The surprise declaration of a "caliphate" by jihadists accused of committing atrocities in Syria and Iraq has provoked an outcry even among Islamists who dream of a state under Sharia law.
The caliphate, an Islamic system of rule, was abolished nearly 100 years ago, although many Arabs and Muslims still associate it with a golden age.
But this week's announcement of a caliphate by the radical Islamic State (IS) group appears to only appeal to fanatics.
Lebanon's Jamaa Islamiya, which is the local branch of the widely influential Muslim Brotherhood, lashed out at the announcement and called it heresy.
The group also said IS's acts "are a deformation of Islam, that disgusts the people of the region."
Even more hardline Salafist Muslims dismissed the call.
"We want a caliphate; it is at the core of our ideology," said Sheikh Dai al-Islam al-Shahhal, founder of Lebanon's Salafist movement.
"But such a state should be founded on several criteria, which have not yet been met."
IS has among its ranks thousands of well-armed fighters, many of them foreigners.
Its bid to annihilate all those who refuse to pledge allegiance to its project has raised the wrath of most other fighters.
"They believe they are the only Muslims," said Radwan al-Sayyed, who teaches Islamic studies at the Lebanese University.
But thanks to their "capacity to destroy, they will last for (only) months," he told Agence France Presse.
"All Islamist groups want the caliphate," said Mathieu Guidere, who teaches Islamic studies at France's University of Toulouse.
But IS, which operates in Syria and Iraq and was formerly known as the Islamic State of Iraq and the Levant, "is equated with terrorism and massacres; it has a bad track record", Guidere told AFP.
IS's widely publicized brutality, including public beheadings and crucifixions, "give a very bad image of Islam... tainting the (caliphate) project, which Islamists view as an ideal."
IS chief Abu Bakr al-Baghdadi's designation as "caliph" -- or leader of all Muslims, and successor to the Prophet Mohammed -- has shocked most Muslims, even jihadists, who have rejected the idea outright.
Al-Azhar, a leading authority of Sunni Islam, "believes that all those who are today speaking of an Islamic state are terrorists," its senior representative Sheikh Abbas Shuman told AFP.
"The Islamic caliphate can't be restored by force. Occupying a country and killing half of its population... this is not an Islamic state, this is terrorism," Shuman added.
In Saudi Arabia, bastion of Sunni Islam and home to the religion's holiest places, al-Riyadh daily ripped the caliphate as being "no more than one person heading a terrorist organization".

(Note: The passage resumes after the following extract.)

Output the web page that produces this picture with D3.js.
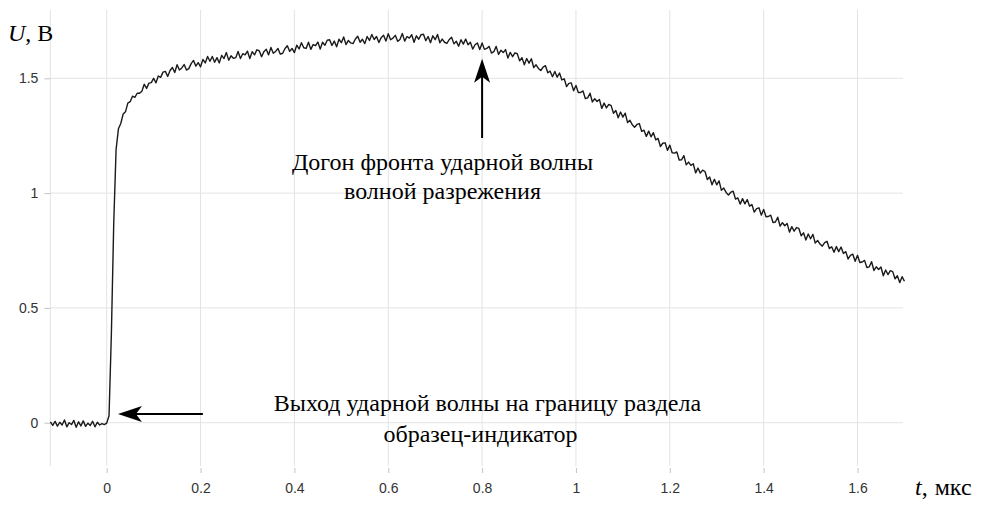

The paper, which expresses views close to the Saudi monarchy, said "it would be a mistake to exaggerate the importance of this initiative, by imagining it might eradicate borders... and give way to a great Islamic caliphate."

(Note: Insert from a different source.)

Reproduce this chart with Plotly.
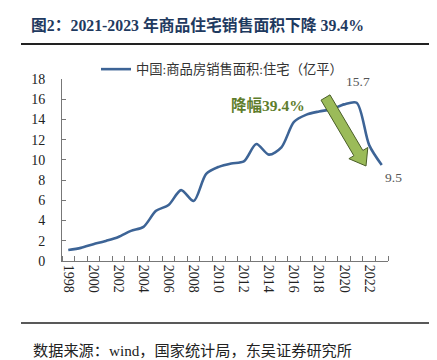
import plotly.graph_objects as go
import numpy as np

years = list(range(1998, 2024))
area = [1.08, 1.30, 1.66, 1.99, 2.38, 2.98, 3.38, 4.96, 5.54, 7.01, 5.93, 8.62, 9.31,
        9.65, 9.85, 11.57, 10.52, 11.24, 13.75, 14.48, 14.79, 15.01, 15.49, 15.65, 11.46, 9.49]
series_name = "中国:商品房销售面积:住宅（亿平）"
title_text = "图2：2021-2023 年商品住宅销售面积下降 39.4%"
source_text = "数据来源：wind，国家统计局，东吴证券研究所"
drop_text = "降幅39.4%"
tick_years = list(range(1998, 2024, 2))

W, H = 437, 360
L, R, T, B = 54, 57, 71, 107
pw, ph = W - L - R, H - T - B
XMIN, XMAX = 1997.5, 2023.5
YMIN, YMAX = 0, 18

def px_to_data(X, Y):
    return (XMIN + (X - L) / pw * (XMAX - XMIN), YMIN + (H - B - Y) / ph * (YMAX - YMIN))

def px_to_paper(X, Y):
    return ((X - L) / pw, (H - B - Y) / ph)

SERIF = "Liberation Serif, Noto Sans CJK SC"
fig = go.Figure()
fig.add_trace(go.Scatter(x=years, y=area, mode="lines", name=series_name,
                         line=dict(color="#3d6496", width=2.6, shape="spline", smoothing=0.8)))
# helper (invisible) so the inside-tick overlay axis is drawn
fig.add_trace(go.Scatter(x=years[:1], y=area[:1], yaxis="y2", mode="markers",
                         marker=dict(opacity=0), showlegend=False, hoverinfo="skip"))

# arrow (pixel geometry -> data)
tail = np.array([317.5, 89.5]); tip = np.array([358.0, 158.0])
d = tip - tail; u = d / np.linalg.norm(d); n = np.array([u[1], -u[0]])
bw, hw, hl = 5.2, 11, 15
neck = tip - hl * u
pts = [tail + bw * n, neck + bw * n, neck + hw * n, tip, neck - hw * n, neck - bw * n, tail - bw * n]
pts = [px_to_data(*p) for p in pts]
path = "M " + " L ".join(f"{x:.4f},{y:.4f}" for x, y in pts) + " Z"
fig.add_shape(type="path", path=path, xref="x", yref="y",
              fillcolor="#9bbb59", line=dict(color="#4a5e28", width=1))

# rules
x0, y0 = px_to_paper(13, 36); x1, _ = px_to_paper(421, 36)
fig.add_shape(type="line", xref="paper", yref="paper", x0=x0, x1=x1, y0=y0, y1=y0,
              line=dict(color="#222222", width=2))
_, yb = px_to_paper(0, 315)
fig.add_shape(type="line", xref="paper", yref="paper", x0=x0, x1=x1, y0=yb, y1=yb,
              line=dict(color="#222222", width=1.5))

sx, sy = px_to_paper(23, 342)
fig.add_annotation(text=source_text, xref="paper", yref="paper", x=sx, y=sy,
                   xanchor="left", yanchor="middle", showarrow=False,
                   font=dict(family=SERIF, size=15.2, color="#222222"))

dx, dy = px_to_data(260, 97)
fig.add_annotation(text=f"<b>{drop_text}</b>", x=dx, y=dy, xref="x", yref="y", showarrow=False,
                   font=dict(family=SERIF, size=15.5, color="#5e7d2c"))

fig.add_annotation(text=f"{max(area):.1f}", x=years[area.index(max(area))], y=max(area),
                   xref="x", yref="y", showarrow=False, xshift=1, yshift=21,
                   font=dict(family=SERIF, size=13.5, color="#555555"))
fig.add_annotation(text=f"{area[-1]:.1f}", x=years[-1], y=area[-1],
                   xref="x", yref="y", showarrow=False, xshift=12, yshift=-12,
                   font=dict(family=SERIF, size=13.5, color="#555555"))

lx, ly = px_to_paper(88, 46)
fig.update_layout(
    width=W, height=H, margin=dict(l=L, r=R, t=T, b=B),
    paper_bgcolor="white", plot_bgcolor="white",
    title=dict(text=f"<b>{title_text}</b>", x=23 / W, xanchor="left", y=1 - 17 / H, yanchor="middle",
               font=dict(family=SERIF, size=15.8, color="#1f3a60")),
    showlegend=True,
    legend=dict(x=lx, y=ly, xanchor="left", yanchor="top", bgcolor="rgba(0,0,0,0)",
                font=dict(family=SERIF, size=13.3, color="#333333"), itemwidth=30),
    xaxis=dict(range=[XMIN, XMAX], tickmode="array", tickvals=tick_years,
               ticktext=[str(y) for y in tick_years], tickangle=90, ticks="",
               showline=True, linecolor="#777777", linewidth=1, showgrid=False, zeroline=False,
               tickfont=dict(family=SERIF, size=14, color="#222222"),
               minor=dict(tick0=XMIN, dtick=1, ticks="inside", ticklen=5, tickcolor="#777777", showgrid=False)),
    yaxis=dict(range=[YMIN, YMAX], dtick=2, ticks="outside", ticklen=13, tickcolor="rgba(0,0,0,0)",
               showline=True, linecolor="#777777", linewidth=1, showgrid=False, zeroline=False,
               tickfont=dict(family=SERIF, size=14, color="#222222")),
    yaxis2=dict(range=[YMIN, YMAX], dtick=2, overlaying="y", side="left", ticks="inside", ticklen=4,
                tickcolor="#777777", showticklabels=False, showline=False, showgrid=False, zeroline=False),
)
fig.write_html("out.html")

Sunday's announcement by IS comes amid a major offensive it is spearheading in Iraq, capturing large swathes of territory from government hands.

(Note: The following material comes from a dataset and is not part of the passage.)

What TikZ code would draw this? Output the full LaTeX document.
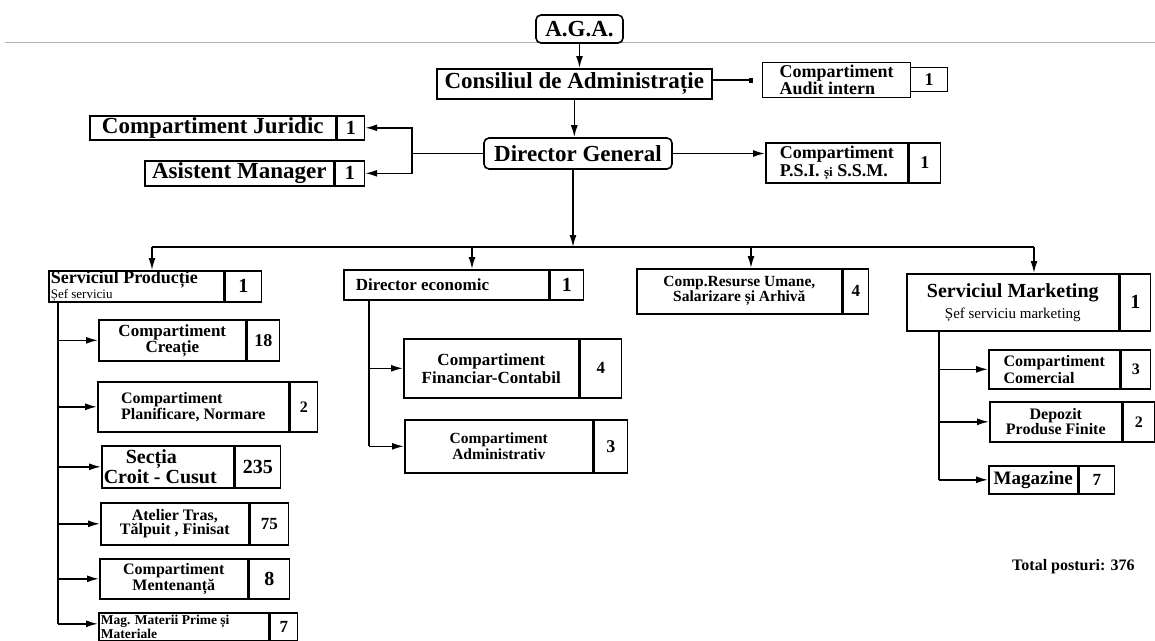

The group has also secured fresh gains in Syria, where it is firmly in control of areas in the north and east of the war-torn country.
Islamist rebels in Syria, who are fighting both IS and President Bashar Assad's regime, have branded the caliphate announcement as "null and void".
Baghdadi, whose group was once allied to al-Qaida, embarked on a collision course last year with its leader, Ayman al-Zawahiri, who anointed another group, the home-grown Al-Nusra Front, as its franchise in Syria.
Abu Maria al-Qahtani, Al-Nusra's authority on Islamic law, has accused IS on Twitter of "excessive zeal" and branded it "a disaster for the Islamic nation".
In Iraq, the influential Association of Muslim Scholars said IS had "consulted neither residents of Iraq nor Syria."
The caliphate lasted for 14 centuries until it was abolished by Turkish ruler Mustafa Kemal Ataturk in 1924.
For many Arabs, it was synonymous with legendary caliphs like Harun al-Rashid, and of scientific and commercial development.
The era also reminds many of literary giants like Abu Nawas -- "the poet of wine and revelry" -- and architectural beauties like the Alhambra palace in Granada, Spain.
But "after a century of colonialism and Arab nationalism," most Arabs and Muslims do not actually want the caliphate to be restored, said Guidiere.
"As for people in the West, all they know (about the caliphate) are (stories from) the 1,001 nights," he added.
Nonetheless, for a small minority of Arab or European jihadists, the idea remains appealing.
"The utopia is very attractive. The jihadist project draws people who challenge the system, as was the case with communism in the 1960s," said Guidiere.
But unless IS is stopped in its tracks, the group will only gain strength, thus "making more enemies", said Sayyed.
Even if IS's days are short, it will only disappear "after horrible massacres, and more destruction," he added.